__Challenge__. Write the lines out again, from the top of the material to the line containing "(verify) at (472,514)", pictures excluded.

__Collected data__.
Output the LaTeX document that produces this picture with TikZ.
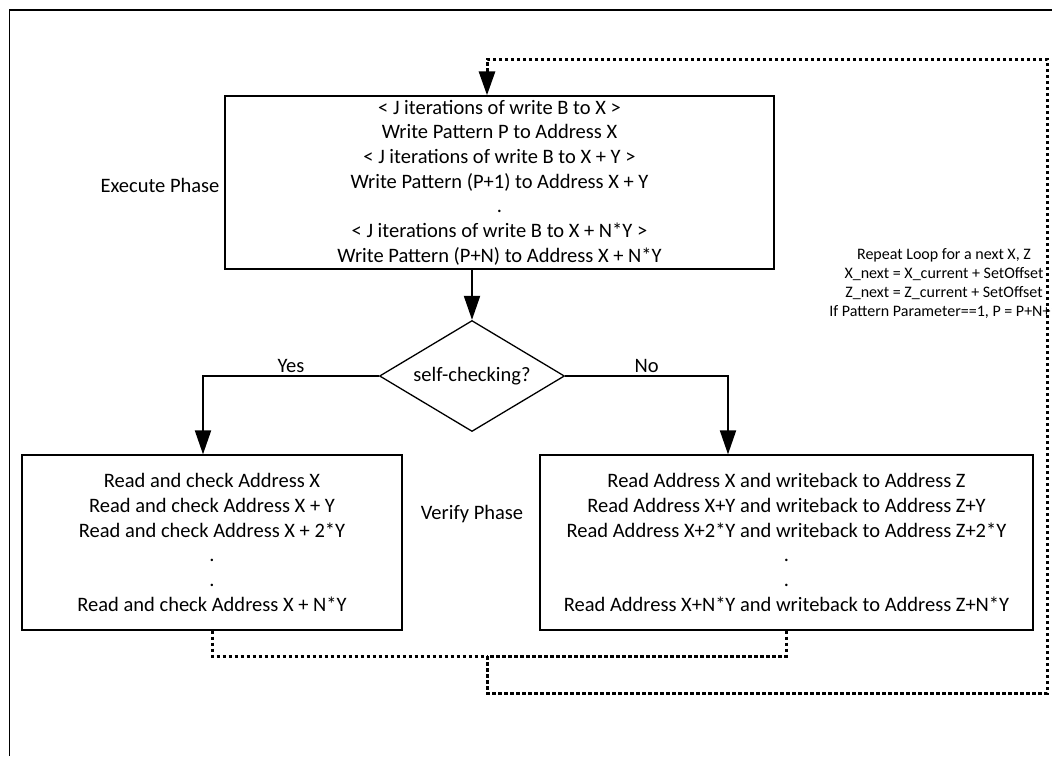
\documentclass[tikz,border=0pt]{standalone}
\usepackage{fontspec}
\setmainfont{Carlito}
\usetikzlibrary{arrows.meta,shapes.geometric}
\begin{document}
\begin{tikzpicture}[x=1pt,y=-1pt,
  boxst/.style={draw,line width=1.3pt,inner sep=0pt,align=center},
  mainfont/.style={font=\fontsize{20.5}{24.7}\selectfont},
  solidarr/.style={line width=2pt,-{Triangle[width=16pt,length=24pt]}},
  loopline/.style={line width=3pt,dash pattern=on 3.5pt off 2.5pt},
  label/.style={font=\fontsize{20.5}{22}\selectfont,inner sep=0pt}]
\useasboundingbox (0,0) rectangle (1052,756);
\draw[line width=1.5pt] (9.5,756) -- (9.5,10) -- (1052,10);

\node[boxst,mainfont,minimum width=549pt,minimum height=173pt] (top) at (499.5,182.5)
 {< J iterations of write B to X >\\
  Write Pattern P to Address X\\
  < J iterations of write B to X + Y >\\
  Write Pattern (P+1) to Address X + Y\\
  .\\
  < J iterations of write B to X + N*Y >\\
  Write Pattern (P+N) to Address X + N*Y};

\node[label] (exec) at (160,185) {Execute Phase};

\node[draw,diamond,line width=1.3pt,minimum width=185pt,minimum height=111pt,inner sep=0pt] (dia) at (472,376) {};
\node[label] (diatext) at (dia.center) {self-checking?};

\node[boxst,mainfont,minimum width=380pt,minimum height=175pt] (lbox) at (212,542.5)
 {Read and check Address X\\
  Read and check Address X + Y\\
  Read and check Address X + 2*Y\\
  .\\
  .\\
  Read and check Address X + N*Y};

\node[boxst,mainfont,minimum width=493pt,minimum height=175pt] (rbox) at (786.5,542.5)
 {Read Address X and writeback to Address Z\\
  Read Address X+Y and writeback to Address Z+Y\\
  Read Address X+2*Y and writeback to Address Z+2*Y\\
  .\\
  .\\
  Read Address X+N*Y and writeback to Address Z+N*Y};

\node[label] (verify) at (472,514) {Verify Phase};

\node[align=center,inner sep=0pt,font=\fontsize{16}{19}\selectfont] (note) at (944,283.5)
 {Repeat Loop for a next X, Z\\
  X\_next = X\_current + SetOffset\\
  Z\_next = Z\_current + SetOffset\\
  If Pattern Parameter==1, P = P+N+1};

\draw[solidarr] (dia.north |- top.south) -- (dia.north);
\draw[solidarr] (dia.west) -| ([xshift=-9pt]lbox.north)
  node[label,pos=0.25,above=2pt] (yes) {Yes};
\draw[solidarr] (dia.east) -| ([xshift=-58.5pt]rbox.north)
  node[label,pos=0.25,above=2pt] (no) {No};

\coordinate (j) at (487,656);
\coordinate (b1) at (487,693);
\coordinate (b2) at (1047,693);
\coordinate (t2) at (1047,59);
\coordinate (t1) at (487,59);
\draw[loopline] (lbox.south) |- (j);
\draw[loopline] (rbox.south) |- (j);
\draw[loopline,-{Triangle[width=16pt,length=24pt]}] (j) -- (b1) -- (b2) -- (t2) -- (t1) -- (t1 |- top.north);
\end{tikzpicture}
\end{document}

__Written answer__.
Output the LaTeX document that produces this picture with TikZ.
\documentclass[tikz,border=0pt]{standalone}
\usepackage{fontspec}
\setmainfont{Carlito}
\usetikzlibrary{arrows.meta,shapes.geometric}
\begin{document}
\begin{tikzpicture}[x=1pt,y=-1pt,
  boxst/.style={draw,line width=1.3pt,inner sep=0pt,align=center},
  mainfont/.style={font=\fontsize{20.5}{24.7}\selectfont},
  solidarr/.style={line width=2pt,-{Triangle[width=16pt,length=24pt]}},
  loopline/.style={line width=3pt,dash pattern=on 3.5pt off 2.5pt},
  label/.style={font=\fontsize{20.5}{22}\selectfont,inner sep=0pt}]
\useasboundingbox (0,0) rectangle (1052,756);
\draw[line width=1.5pt] (9.5,756) -- (9.5,10) -- (1052,10);

\node[boxst,mainfont,minimum width=549pt,minimum height=173pt] (top) at (499.5,182.5)
 {< J iterations of write B to X >\\
  Write Pattern P to Address X\\
  < J iterations of write B to X + Y >\\
  Write Pattern (P+1) to Address X + Y\\
  .\\
  < J iterations of write B to X + N*Y >\\
  Write Pattern (P+N) to Address X + N*Y};

\node[label] (exec) at (160,185) {Execute Phase};

\node[draw,diamond,line width=1.3pt,minimum width=185pt,minimum height=111pt,inner sep=0pt] (dia) at (472,376) {};
\node[label] (diatext) at (dia.center) {self-checking?};

\node[boxst,mainfont,minimum width=380pt,minimum height=175pt] (lbox) at (212,542.5)
 {Read and check Address X\\
  Read and check Address X + Y\\
  Read and check Address X + 2*Y\\
  .\\
  .\\
  Read and check Address X + N*Y};

\node[boxst,mainfont,minimum width=493pt,minimum height=175pt] (rbox) at (786.5,542.5)
 {Read Address X and writeback to Address Z\\
  Read Address X+Y and writeback to Address Z+Y\\
  Read Address X+2*Y and writeback to Address Z+2*Y\\
  .\\
  .\\
  Read Address X+N*Y and writeback to Address Z+N*Y};

\node[label] (verify) at (472,514) {Verify Phase};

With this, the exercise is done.